Jeff_Tullin · November 4, 2024, 10:40am

Ok.
So r3 is slower in general.
Thats worthy of note, given that we got a pretty good speed hike a couple of years back.

Kem_Tekinay · November 4, 2024, 1:27pm

I hadn’t measured it, but was told there would be a performance trade-off for implementing preemptive threads. I thought that was announced, but maybe not.

But given recent developments, I’m hopeful that this will be addressed in the next release. I’m not sure if that means we’ll be back to pre-r3 performance, but it sounds like we’d be closer.

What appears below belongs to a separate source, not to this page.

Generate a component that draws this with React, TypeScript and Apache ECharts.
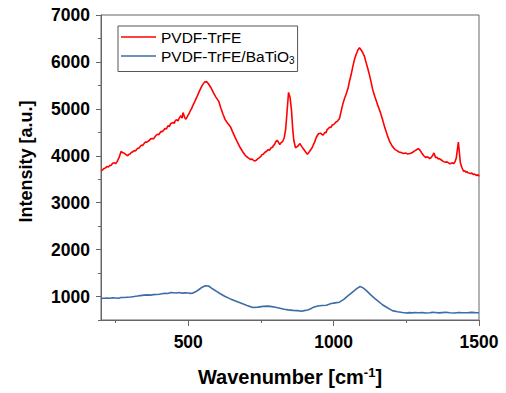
import React, { useEffect, useRef } from "react";
import * as echarts from "echarts";

const xTickLabels = [500, 1000, 1500];
const xMinorTicks = [250, 750, 1250];
const yTickLabels = [1000, 2000, 3000, 4000, 5000, 6000, 7000];
const yMinorTicks = [500, 1500, 2500, 3500, 4500, 5500, 6500];

const seriesNames = ["PVDF-TrFE", "PVDF-TrFE/BaTiO3"];

const pvdfWavenumber = [
  200, 206, 210, 215, 220, 225, 230, 235, 240, 246, 250, 255, 262, 269, 274, 278, 285, 292, 296, 300, 304, 308, 314, 318, 322, 326, 330, 335, 340, 344, 348, 352, 356,
  360, 365, 371, 377, 381, 385, 390, 395, 399, 403, 407, 411, 416, 420, 425, 430, 435, 440, 444, 448, 452, 455, 459, 462, 465, 468, 472, 475, 479, 482, 487, 491, 495, 498, 503, 508, 512, 515,
  522, 531, 540, 548, 556, 563, 570, 578, 587, 595, 605, 612, 620, 627, 635, 645, 652, 662, 670, 679,
  688, 696, 705, 715, 720, 725, 730, 735, 740, 745, 750, 753, 758, 763, 768, 775, 780, 785, 790, 793, 797, 800, 806, 811, 815, 818, 822, 826, 830, 835, 840,
  845, 850, 855, 859, 863, 869, 876, 884, 890, 897, 904, 910, 917, 926, 930, 934, 938, 941, 948, 955, 963, 966, 970, 974,
  978, 982, 986, 990, 995, 1000, 1003, 1008, 1012, 1016, 1020, 1026, 1032, 1038, 1043, 1050, 1055, 1060, 1066, 1072, 1078, 1084, 1089, 1094, 1100,
  1106, 1112, 1118, 1123, 1129, 1134, 1142, 1151, 1160, 1168, 1176, 1185, 1193, 1202, 1212, 1218, 1225, 1232, 1240, 1247, 1254, 1263, 1271,
  1280, 1291, 1297, 1303, 1310, 1317, 1321, 1325, 1330, 1334, 1340, 1345, 1351, 1355, 1360, 1364, 1368, 1373, 1377, 1381, 1385, 1390, 1395, 1400, 1405, 1409, 1413, 1418, 1422,
  1426, 1429, 1432, 1436, 1441, 1447, 1451, 1455, 1459, 1462, 1466, 1470, 1475, 1480, 1485, 1489, 1493, 1497, 1500,
];
const pvdfIntensity = [
  3680, 3700, 3730, 3740, 3770, 3760, 3790, 3800, 3840, 3850, 3830, 3870, 3960, 4090, 4070, 4060, 4030, 4000, 4030, 4040, 4070, 4080, 4110, 4100, 4130, 4160, 4160, 4200, 4230, 4220, 4260, 4290, 4290,
  4300, 4320, 4360, 4370, 4360, 4400, 4440, 4460, 4450, 4490, 4520, 4510, 4550, 4580, 4570, 4640, 4620, 4690, 4700, 4710, 4690, 4740, 4770, 4760, 4740, 4790, 4830, 4850, 4800, 4920, 4830, 4780, 4810, 4850, 4900, 4970, 5010, 5060,
  5150, 5270, 5400, 5500, 5570, 5580, 5530, 5450, 5340, 5250, 5160, 5020, 4880, 4770, 4700, 4620, 4520, 4380, 4280, 4170,
  4080, 4010, 3960, 3920, 3930, 3900, 3890, 3910, 3940, 3960, 3990, 4020, 4030, 4070, 4090, 4130, 4120, 4170, 4180, 4220, 4240, 4290, 4330, 4280, 4240, 4270, 4290, 4320, 4380, 4560, 4950,
  5350, 5250, 4980, 4600, 4330, 4170, 4200, 4260, 4200, 4140, 4080, 4030, 4090, 4170, 4230, 4280, 4350, 4400, 4470, 4480, 4440, 4460, 4500, 4490,
  4560, 4580, 4610, 4600, 4650, 4670, 4680, 4720, 4730, 4760, 4790, 4950, 5110, 5230, 5310, 5450, 5600, 5720, 5900, 6060, 6170, 6260, 6300, 6260, 6200,
  6120, 5980, 5850, 5730, 5570, 5420, 5260, 5090, 4940, 4780, 4600, 4430, 4300, 4200, 4130, 4110, 4080, 4070, 4050, 4060, 4040, 4050, 4070,
  4110, 4150, 4120, 4060, 4000, 3960, 3980, 3970, 3940, 3950, 4000, 4060, 3960, 3970, 3930, 3940, 3920, 3900, 3880, 3870, 3860, 3870, 3850, 3830, 3840, 3850, 3830, 3880, 3960,
  4150, 4290, 4100, 3850, 3750, 3670, 3680, 3650, 3660, 3640, 3630, 3620, 3630, 3600, 3610, 3590, 3580, 3600, 3560,
];

const compositeWavenumber = [
  200, 210, 220, 230, 240, 250, 260, 269, 280, 290, 302, 314, 325, 335, 348, 360, 370, 380, 390, 400, 410, 420, 430, 440, 450, 460, 470, 479, 490, 500, 507, 514, 525, 536, 548,
  559, 570, 580, 590, 599, 610, 627, 645, 667, 685, 702, 715, 724, 740, 758, 775, 787, 800, 815, 830,
  844, 860, 875, 885, 895, 910, 918, 930, 946, 960, 975, 992, 1005, 1020, 1035, 1049, 1060, 1072, 1082, 1091, 1100,
  1112, 1125, 1140, 1155, 1168, 1185, 1202, 1220, 1237, 1250, 1260, 1270, 1280, 1292, 1305, 1318, 1330, 1340, 1350, 1362, 1373, 1386, 1400, 1415, 1430, 1445, 1460, 1473, 1487, 1500,
];
const compositeIntensity = [
  960, 965, 970, 962, 975, 970, 965, 980, 978, 985, 990, 1000, 1010, 1020, 1030, 1035, 1030, 1040, 1045, 1050, 1060, 1070, 1065, 1085, 1080, 1075, 1085, 1072, 1078, 1075, 1068, 1070, 1100, 1145, 1200,
  1230, 1225, 1180, 1140, 1105, 1060, 1000, 950, 895, 850, 810, 780, 765, 775, 790, 795, 785, 770, 752, 730,
  716, 705, 700, 690, 695, 715, 730, 770, 800, 810, 815, 850, 865, 880, 940, 1015, 1070, 1130, 1180, 1215, 1190,
  1130, 1050, 965, 890, 825, 760, 700, 675, 660, 650, 658, 652, 660, 654, 658, 650, 655, 662, 660, 652, 658, 664, 655, 650, 660, 654, 656, 662, 658, 655,
];

const FONT = "Arial, 'Liberation Sans', sans-serif";
const AXIS_COLOR = "#666";

export default function App() {
  const ref = useRef<HTMLDivElement>(null);
  useEffect(() => {
    if (!ref.current) return;
    const chart = echarts.init(ref.current, undefined, { renderer: "svg" });
    const pvdf = pvdfWavenumber.map((x, i) => [x, pvdfIntensity[i]]);
    const comp = compositeWavenumber.map((x, i) => [x, compositeIntensity[i]]);
    const labelStyle = {
      color: "#000", fontFamily: FONT, fontWeight: "bold" as const, fontSize: 17.5,
      formatter: (v: number) => String(v),
    };
    chart.setOption({
      animation: false,
      backgroundColor: "#fff",
      grid: {
        left: 101, right: 27, top: 15, bottom: 73,
        show: true, borderColor: AXIS_COLOR, borderWidth: 1, backgroundColor: "transparent",
      },
      legend: {
        orient: "vertical",
        left: 118, top: 26,
        padding: [3, 3, 6, 3],
        icon: "rect",
        itemWidth: 35, itemHeight: 1.6, itemGap: 3,
        borderColor: "#555", borderWidth: 1,
        data: seriesNames,
        formatter: (name: string) =>
          name === "PVDF-TrFE/BaTiO3" ? "{n|PVDF-TrFE/BaTiO}{s|3}" : "{n|" + name + "}",
        textStyle: {
          fontFamily: FONT, color: "#000",
          rich: {
            n: { fontFamily: FONT, fontSize: 15.5, color: "#000", lineHeight: 17 },
            s: { fontFamily: FONT, fontSize: 10, color: "#000", verticalAlign: "bottom", padding: [9, 0, 0, 0] },
          },
        },
      },
      xAxis: [
        {
          type: "value", min: 200, max: 1500,
          name: "{a|Wavenumber [cm}{b|-1}{a|]}",
          nameLocation: "middle", nameGap: 46,
          nameTextStyle: {
            rich: {
              a: { fontFamily: FONT, fontWeight: "bold", fontSize: 20, color: "#000" },
              b: { fontFamily: FONT, fontWeight: "bold", fontSize: 13, color: "#000", verticalAlign: "top", padding: [0, 0, 8, 0] },
            },
          },
          splitLine: { show: false },
          axisLine: { show: true, lineStyle: { color: AXIS_COLOR, width: 1 } },
          axisTick: { show: true, inside: false, length: 6, customValues: xTickLabels, lineStyle: { color: AXIS_COLOR } },
          axisLabel: { ...labelStyle, margin: 13, customValues: xTickLabels },
        },
        {
          type: "value", min: 200, max: 1500, position: "bottom",
          splitLine: { show: false },
          axisLine: { show: false },
          axisTick: { show: true, inside: false, length: 3, customValues: xMinorTicks, lineStyle: { color: AXIS_COLOR } },
          axisLabel: { show: false },
        },
      ],
      yAxis: [
        {
          type: "value", min: 500, max: 7000,
          name: "Intensity [a.u.]",
          nameLocation: "middle", nameGap: 66,
          nameTextStyle: { fontFamily: FONT, fontWeight: "bold", fontSize: 18, color: "#000", padding: [0, 0, 0, 12] },
          splitLine: { show: false },
          axisLine: { show: true, lineStyle: { color: AXIS_COLOR, width: 1 } },
          axisTick: { show: true, inside: false, length: 5, customValues: yTickLabels, lineStyle: { color: AXIS_COLOR } },
          axisLabel: { ...labelStyle, margin: 11, customValues: yTickLabels },
        },
        {
          type: "value", min: 500, max: 7000, position: "left",
          splitLine: { show: false },
          axisLine: { show: false },
          axisTick: { show: true, inside: false, length: 3, customValues: yMinorTicks, lineStyle: { color: AXIS_COLOR } },
          axisLabel: { show: false },
        },
      ],
      series: [
        {
          name: seriesNames[0], type: "line", data: pvdf, symbol: "none",
          xAxisIndex: 0, yAxisIndex: 0,
          lineStyle: { color: "#ff0000", width: 1.6 }, itemStyle: { color: "#ff0000" },
        },
        {
          name: seriesNames[1], type: "line", data: comp, symbol: "none",
          xAxisIndex: 0, yAxisIndex: 0,
          lineStyle: { color: "#3d6da6", width: 1.6 }, itemStyle: { color: "#3d6da6" },
        },
      ],
    });
    return () => chart.dispose();
  }, []);
  return <div ref={ref} style={{ width: 506, height: 393, position: "absolute", left: 0, top: 0 }} />;
}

Jeff_Tullin · November 4, 2024, 1:55pm

As someone who won’t ever be using preemptive threads, I’d like to think there is a switch to allow ‘old way without’ versus ‘new way’
I would be a bit miffed to find everyone’s ‘standard’ performance nobbled to serve a few folk who need the threads.

Tim_Parnell · November 4, 2024, 1:56pm

That’s exactly what happened.

TimStreater · November 4, 2024, 2:07pm

My app uses threads a lot, but since most of the time they are waiting on I/O, I don’t imagine that switching to pre-emptive threads will make a scrap of difference. I might try it though, just for a larf.

Aaron_Hunt · November 4, 2024, 2:19pm

Ironically, I’m one of those people who has been waiting for preemptive threads, but I haven’t been able to use them, or more exactly: when I use a preemptive thread, the performance is worse, not better, and when I don’t use a preemptive thread, but I’m using the tool which offers them, the performance is also worse than before.

I agree completely that the whole boat shouldn’t slow down just because these things are available but not used. But I also understand there are design issues which may mean that’s simply not possible.

The p-threads are a new feature. Some of us have waited patiently for around 20 years to have them. We can wait a little longer for them to work as we want them to. Or maybe they just won’t. I do hope they won’t be responsible for making the tool generally worse. It seems that is what has happened so far, save those who report huge speed increases for certain tasks done using the p-threads.